St. Louis Rams vs. Houston Texans: Breaking Down St. Louis' Game Plan

Jamal Collier@@JCollierDAnalyst IIIOctober 9, 2013

Oct 6, 2013; St. Louis, MO, USA; Jacksonville Jaguars running back Maurice Jones-Drew (32) takes a hit from St. Louis Rams cornerback Janoris Jenkins (21) as he carries the ball during the second half at The Edward Jones Dome. Mandatory Credit: Scott Kane-USA TODAY Sports
Scott Kane-USA TODAY Sports

Matt Schaub has thrown a pick-six in four consecutive games. For the St. Louis Rams to leave Reliant Stadium with their third win of the 2013 season, they may need him to throw a fifth.

For once, St. Louis’ soft coverage may pay off.

The San Francisco 49ers allowed a 54.3 percent completion rate to Schaub in Week 5, as the Houston Texans passer went 19-of-35 for 173 yards, no touchdowns and three interceptions. He eventually was benched in favor of T.J. Yates, who completed three of five balls for 15 yards.

On its pick-six, San Francisco lined its three cornerbacks up in an off-man coverage look with two deep safeties. In reality, the two corners at the top of the screen were responsible for adjacent zones.

The Rams—despite possessing corners who can keep up in man coverage—have run a lot of zone this year, so in the look prior to their own pick-six against the Jacksonville Jaguars, they manufactured a Cover 2 with base personnel against three wideouts.

Both plays resulted in touchdowns for the defense.

In Andre Johnson and DeAndre Hopkins, Houston has two physical receivers who present real matchup problems.
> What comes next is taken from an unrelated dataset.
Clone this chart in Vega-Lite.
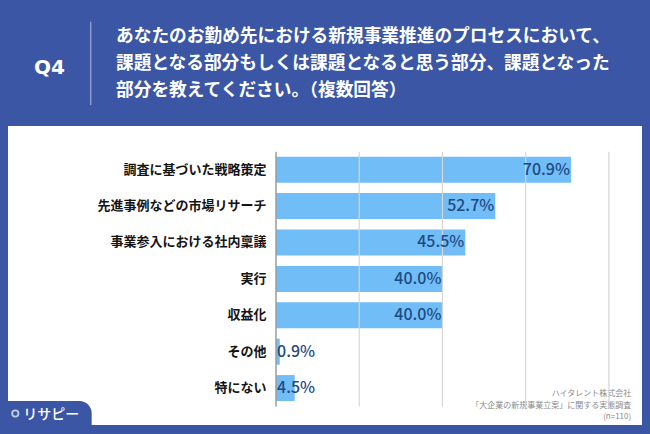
{
  "$schema": "https://vega.github.io/schema/vega-lite/v6.json",
  "width": 634,
  "height": 299,
  "autosize": {"type": "none"},
  "padding": {"left": 8, "top": 126, "right": 8, "bottom": 9},
  "background": "#3b56a4",
  "view": {"fill": "#ffffff", "stroke": null},
  "config": {"font": "Noto Sans CJK JP"},
  "title": {
    "text": ["あなたのお勤め先における新規事業推進のプロセスにおいて、", "課題となる部分もしくは課題となると思う部分、課題となった", "部分を教えてください。（複数回答）"],
    "anchor": "start",
    "frame": "group",
    "dx": 108,
    "offset": -79,
    "color": "#ffffff",
    "fontSize": 17.7,
    "fontWeight": "bold",
    "lineHeight": 27,
    "font": "Noto Sans CJK JP"
  },
  "datasets": {
    "answers": [
      {"item": "調査に基づいた戦略策定", "v": 70.9, "label": "70.9%"},
      {"item": "先進事例などの市場リサーチ", "v": 52.7, "label": "52.7%"},
      {"item": "事業参入における社内稟議", "v": 45.5, "label": "45.5%"},
      {"item": "実行", "v": 40.0, "label": "40.0%"},
      {"item": "収益化", "v": 40.0, "label": "40.0%"},
      {"item": "その他", "v": 0.9, "label": "0.9%"},
      {"item": "特にない", "v": 4.5, "label": "4.5%"}
    ],
    "grid": [{"g": 20}, {"g": 40}, {"g": 60}, {"g": 80}],
    "zero": [{"g": 0}],
    "brand": [{"name": "リサピー"}]
  },
  "layer": [
    {
      "data": {"name": "answers"},
      "mark": {"type": "bar", "color": "#71bdf7"},
      "encoding": {
        "y": {
          "field": "item",
          "type": "nominal",
          "sort": null,
          "scale": {
            "domain": ["調査に基づいた戦略策定", "先進事例などの市場リサーチ", "事業参入における社内稟議", "実行", "収益化", "その他", "特にない"],
            "paddingInner": 0.286,
            "paddingOuter": 0.75,
            "align": 0.562
          },
          "axis": {
            "orient": "left",
            "offset": -268,
            "domain": false,
            "ticks": false,
            "grid": false,
            "labelPadding": 10,
            "labelFontSize": 13,
            "labelFontWeight": "bold",
            "labelColor": "#141414",
            "labelFont": "Noto Sans CJK JP",
            "labelLimit": 300,
            "title": "Q4",
            "titleAngle": 0,
            "titleAlign": "center",
            "titleBaseline": "middle",
            "titleX": -227,
            "titleY": -58.4,
            "titleFontSize": 20,
            "titleFontWeight": "bold",
            "titleColor": "#ffffff",
            "titleFont": "DejaVu Sans"
          }
        },
        "x": {
          "field": "v",
          "type": "quantitative",
          "scale": {"domain": [-64.41, 87.96], "nice": false, "zero": false},
          "axis": {
            "orient": "bottom",
            "labels": false,
            "ticks": false,
            "domain": false,
            "grid": false,
            "title": ["ハイタレント株式会社", "「大企業の新規事業立案」に関する実態調査", "(n=110)"],
            "titleAlign": "right",
            "titleBaseline": "bottom",
            "titleX": 622.7,
            "titleY": -27.5,
            "titleFontSize": 8,
            "titleFontWeight": "normal",
            "titleColor": "#8a8a8a",
            "titleLineHeight": 11.7,
            "titleFont": "Noto Sans CJK JP"
          }
        }
      }
    },
    {
      "data": {"name": "grid"},
      "mark": {"type": "rule", "color": "#d6d6d6", "strokeWidth": 1.2},
      "encoding": {
        "x": {"field": "g", "type": "quantitative"},
        "y": {"datum": "調査に基づいた戦略策定", "type": "nominal", "bandPosition": -0.19},
        "y2": {"datum": "特にない", "bandPosition": 1.21}
      }
    },
    {
      "data": {"name": "zero"},
      "mark": {"type": "rule", "color": "#9c9c9c", "strokeWidth": 1.5},
      "encoding": {
        "x": {"field": "g", "type": "quantitative"},
        "y": {"datum": "調査に基づいた戦略策定", "type": "nominal", "bandPosition": -0.19},
        "y2": {"datum": "特にない", "bandPosition": 1.21}
      }
    },
    {
      "data": {"name": "answers"},
      "transform": [{"filter": "datum.v >= 10"}],
      "mark": {"type": "text", "align": "right", "baseline": "middle", "dx": -1, "fontSize": 16, "fontWeight": 500, "color": "#1f4b82", "font": "Noto Sans CJK JP"},
      "encoding": {
        "y": {"field": "item", "type": "nominal", "sort": null},
        "x": {"field": "v", "type": "quantitative"},
        "text": {"field": "label"}
      }
    },
    {
      "data": {"name": "answers"},
      "transform": [{"filter": "datum.v < 10"}],
      "mark": {"type": "text", "align": "left", "baseline": "middle", "dx": 1, "fontSize": 16, "fontWeight": 500, "color": "#1f4b82", "font": "Noto Sans CJK JP"},
      "encoding": {
        "y": {"field": "item", "type": "nominal", "sort": null},
        "x": {"datum": 0, "type": "quantitative"},
        "text": {"field": "label"}
      }
    },
    {
      "data": {"name": "zero"},
      "mark": {"type": "rule", "color": "#9aa9d6", "strokeWidth": 1.2},
      "encoding": {
        "x": {"datum": -44.53, "type": "quantitative"},
        "y": {"datum": "調査に基づいた戦略策定", "type": "nominal", "bandPosition": -5.19},
        "y2": {"datum": "調査に基づいた戦略策定", "bandPosition": -1.99}
      }
    },
    {
      "data": {"name": "brand"},
      "mark": {"type": "rect", "color": "#3b56a4", "cornerRadiusTopRight": 14},
      "encoding": {
        "x": {"datum": -64.41, "type": "quantitative"},
        "x2": {"datum": -44.3},
        "y": {"datum": "特にない", "type": "nominal", "bandPosition": 1.0},
        "y2": {"datum": "特にない", "bandPosition": 1.95}
      }
    },
    {
      "data": {"name": "brand"},
      "mark": {"type": "point", "shape": "circle", "filled": false, "stroke": "#ffffff", "strokeWidth": 1.8, "size": 40},
      "encoding": {
        "x": {"datum": -62.65, "type": "quantitative"},
        "y": {"datum": "特にない", "type": "nominal", "bandPosition": 1.48}
      }
    },
    {
      "data": {"name": "brand"},
      "mark": {"type": "text", "align": "left", "baseline": "middle", "fontSize": 14, "fontWeight": 500, "color": "#ffffff", "font": "Noto Sans CJK JP"},
      "encoding": {
        "x": {"datum": -60.73, "type": "quantitative"},
        "y": {"datum": "特にない", "type": "nominal", "bandPosition": 1.535},
        "text": {"field": "name"}
      }
    }
  ]
}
The Rams have been dealing with destructive pairs of wideouts all season, but they have not fared too well: Wide receivers have caught 65 of 101 (64.4 percent) targets for 929 yards (14.3 yards per catch) and eight touchdowns against them.
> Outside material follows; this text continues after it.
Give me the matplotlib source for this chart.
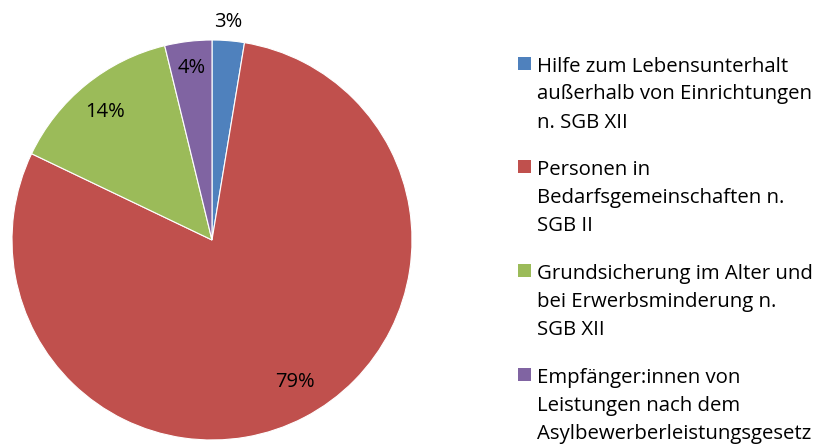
import matplotlib
matplotlib.use("Agg")
import matplotlib.pyplot as plt
from matplotlib.patches import Rectangle

labels = [
    "Hilfe zum Lebensunterhalt\naußerhalb von Einrichtungen\nn. SGB XII",
    "Personen in\nBedarfsgemeinschaften n.\nSGB II",
    "Grundsicherung im Alter und\nbei Erwerbsminderung n.\nSGB XII",
    "Empfänger:innen von\nLeistungen nach dem\nAsylbewerberleistungsgesetz",
]
values = [2.6, 79.5, 14.1, 3.8]
colors = ["#4F81BD", "#C0504D", "#9BBB59", "#8064A2"]
pct_labels = ["3%", "79%", "14%", "4%"]
label_pos = [(0.08, 1.09), (0.415, -0.71), (-0.535, 0.64), (-0.10, 0.86)]

plt.rcParams['font.family'] = ['Open Sans', 'DejaVu Sans']

fig = plt.figure(figsize=(8.22, 4.44), dpi=100)
W, H = 822, 444
cx, cy, r = 212, 240, 200
ax = fig.add_axes([(cx - r) / W, (H - cy - r) / H, 2 * r / W, 2 * r / H])
wedges, _ = ax.pie(values, colors=colors, startangle=90, counterclock=False,
                   wedgeprops=dict(edgecolor="white", linewidth=0.8))
ax.set_xlim(-1, 1)
ax.set_ylim(-1, 1)
ax.set_aspect("equal")
for txt, (x, y) in zip(pct_labels, label_pos):
    ax.text(x, y, txt, ha="center", va="center", fontsize=14.5, color="#000000")

# legend
item_top = [64, 167, 271, 375]
line_h = 28
for lab, col, y0 in zip(labels, colors, item_top):
    fig.patches.append(Rectangle((518 / W, 1 - (y0 + 6) / H), 13 / W, 13 / H,
                                 transform=fig.transFigure, facecolor=col,
                                 edgecolor="none"))
    for i, line in enumerate(lab.split("\n")):
        fig.text(537 / W, 1 - (y0 + i * line_h) / H, line, ha="left",
                 va="center_baseline", fontsize=14.7, color="#000000")

fig.savefig("out.png", dpi=100)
Those eight scores are tied with the Buffalo Bills and Jacksonville for the second-most allowed in the league, behind the Philadelphia Eagles (11). With Jo-Lonn Dunbar back in uniform, St. Louis allowed 47 rushing yards through three quarters in Week 5.

The Rams will have a considerably tougher rushing attack to corral in Houston, but Week 5 was a good start. If they can continue to allow fewer than four yards per carry, though, they’ll be able to force Schaub into some mistakes throwing the football.

St. Louis, meanwhile, must avoid making more mistakes of its own. Tavon Austin may or may not be irritated by the idea of 200 return yards being left on the field due to penalty, but the story of his rookie season would be vastly different if laundry didn’t decorate the field every time he had a long return.

If the Rams can’t—or won’t—block legally on special teams, they might as well stop wasting Austin’s energy in that department. They need to get him the ball in space, and head coach Jeff Fisher knows it, per Nick Wagoner of “We’ve got to get him in position to where he’s got a chance to make somebody miss and go. That’s just a matter of continuing to work on things, and maybe experiment with some different things.”

That sounds like St. Louis may finally open up the offense, which is exactly what I’ve been calling for for weeks now.

At this point, though, I’ll believe it when I see it.